## Short problem
For each line below that includes the word "this", make a copy.

[begin Records for the exercise]

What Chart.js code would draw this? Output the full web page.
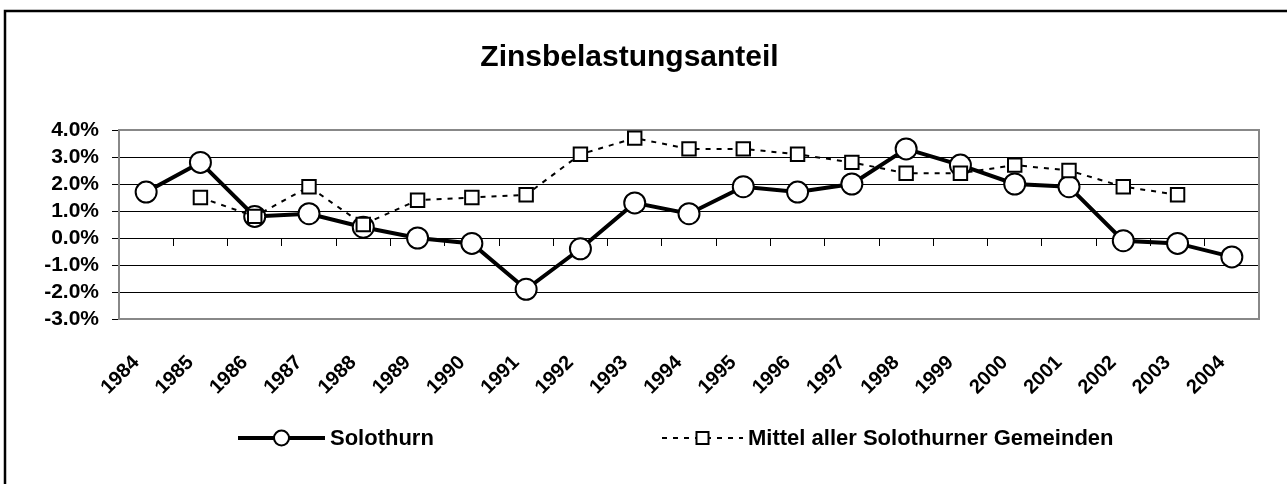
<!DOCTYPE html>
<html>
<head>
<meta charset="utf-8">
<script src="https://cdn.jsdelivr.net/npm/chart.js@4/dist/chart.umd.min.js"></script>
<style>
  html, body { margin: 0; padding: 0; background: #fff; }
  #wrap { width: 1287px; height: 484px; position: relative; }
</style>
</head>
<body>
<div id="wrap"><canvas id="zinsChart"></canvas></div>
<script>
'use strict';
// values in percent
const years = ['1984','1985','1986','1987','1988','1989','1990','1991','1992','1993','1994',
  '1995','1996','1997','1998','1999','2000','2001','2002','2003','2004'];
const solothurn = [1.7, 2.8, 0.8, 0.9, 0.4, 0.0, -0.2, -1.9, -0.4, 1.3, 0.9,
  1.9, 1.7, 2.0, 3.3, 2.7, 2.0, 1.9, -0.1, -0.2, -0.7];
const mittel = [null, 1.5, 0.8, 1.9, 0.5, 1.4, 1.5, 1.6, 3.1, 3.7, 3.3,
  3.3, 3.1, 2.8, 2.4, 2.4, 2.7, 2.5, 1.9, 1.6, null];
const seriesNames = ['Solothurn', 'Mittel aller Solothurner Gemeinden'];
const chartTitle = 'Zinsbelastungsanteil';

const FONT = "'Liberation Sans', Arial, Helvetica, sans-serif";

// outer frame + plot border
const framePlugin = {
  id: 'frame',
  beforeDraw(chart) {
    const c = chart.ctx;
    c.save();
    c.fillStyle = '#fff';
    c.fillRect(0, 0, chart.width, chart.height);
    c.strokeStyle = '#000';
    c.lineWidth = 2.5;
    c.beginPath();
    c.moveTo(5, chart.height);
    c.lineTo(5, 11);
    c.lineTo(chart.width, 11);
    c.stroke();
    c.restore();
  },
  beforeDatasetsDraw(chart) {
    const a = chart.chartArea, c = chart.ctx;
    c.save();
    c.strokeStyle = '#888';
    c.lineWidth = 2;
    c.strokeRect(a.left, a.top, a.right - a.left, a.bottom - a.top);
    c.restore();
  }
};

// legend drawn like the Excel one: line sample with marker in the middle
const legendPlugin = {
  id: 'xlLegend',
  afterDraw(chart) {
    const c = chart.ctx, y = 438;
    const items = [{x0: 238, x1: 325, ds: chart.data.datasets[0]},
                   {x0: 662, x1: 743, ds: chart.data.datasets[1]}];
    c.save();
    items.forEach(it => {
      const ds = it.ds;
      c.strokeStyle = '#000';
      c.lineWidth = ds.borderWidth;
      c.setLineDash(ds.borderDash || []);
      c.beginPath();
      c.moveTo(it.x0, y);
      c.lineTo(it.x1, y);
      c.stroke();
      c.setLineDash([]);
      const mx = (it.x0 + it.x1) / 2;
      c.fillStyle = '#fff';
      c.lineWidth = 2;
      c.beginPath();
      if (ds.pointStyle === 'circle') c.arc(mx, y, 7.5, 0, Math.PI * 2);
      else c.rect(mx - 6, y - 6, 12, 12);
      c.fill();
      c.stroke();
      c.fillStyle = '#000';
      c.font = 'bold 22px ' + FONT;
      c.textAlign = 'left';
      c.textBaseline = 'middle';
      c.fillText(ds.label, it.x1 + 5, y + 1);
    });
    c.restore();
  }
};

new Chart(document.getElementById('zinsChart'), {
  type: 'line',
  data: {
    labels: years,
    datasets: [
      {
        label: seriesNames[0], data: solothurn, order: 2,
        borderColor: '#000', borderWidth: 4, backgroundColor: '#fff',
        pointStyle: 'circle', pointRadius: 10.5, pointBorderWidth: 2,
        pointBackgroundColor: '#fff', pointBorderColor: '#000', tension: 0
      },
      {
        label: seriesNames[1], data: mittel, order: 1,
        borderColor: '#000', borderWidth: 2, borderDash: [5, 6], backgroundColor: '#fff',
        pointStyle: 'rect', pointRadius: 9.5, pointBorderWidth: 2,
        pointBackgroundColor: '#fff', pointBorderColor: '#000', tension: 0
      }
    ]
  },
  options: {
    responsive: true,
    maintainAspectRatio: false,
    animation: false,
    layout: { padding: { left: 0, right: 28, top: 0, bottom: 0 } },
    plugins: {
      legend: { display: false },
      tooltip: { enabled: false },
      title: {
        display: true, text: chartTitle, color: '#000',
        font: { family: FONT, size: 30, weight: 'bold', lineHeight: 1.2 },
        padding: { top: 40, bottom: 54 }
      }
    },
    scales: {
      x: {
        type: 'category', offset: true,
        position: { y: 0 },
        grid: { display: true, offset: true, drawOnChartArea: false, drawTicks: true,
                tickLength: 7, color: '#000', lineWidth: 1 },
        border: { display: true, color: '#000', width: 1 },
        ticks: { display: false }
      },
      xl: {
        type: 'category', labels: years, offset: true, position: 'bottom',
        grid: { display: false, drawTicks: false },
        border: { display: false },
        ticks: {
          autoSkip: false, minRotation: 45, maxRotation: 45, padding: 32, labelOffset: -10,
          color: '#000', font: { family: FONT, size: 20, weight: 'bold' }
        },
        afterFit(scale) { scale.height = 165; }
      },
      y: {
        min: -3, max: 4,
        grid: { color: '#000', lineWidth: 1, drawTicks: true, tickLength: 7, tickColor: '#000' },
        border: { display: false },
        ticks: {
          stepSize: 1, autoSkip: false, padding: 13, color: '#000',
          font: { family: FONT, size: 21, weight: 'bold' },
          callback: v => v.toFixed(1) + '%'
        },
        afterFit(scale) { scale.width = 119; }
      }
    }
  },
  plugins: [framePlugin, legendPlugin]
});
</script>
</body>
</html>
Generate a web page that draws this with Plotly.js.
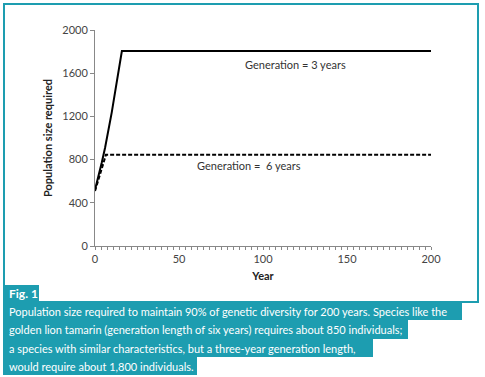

[end Records for the exercise]

## Reply
What Chart.js code would draw this? Output the full web page.
Generate a web page that draws this with Plotly.js.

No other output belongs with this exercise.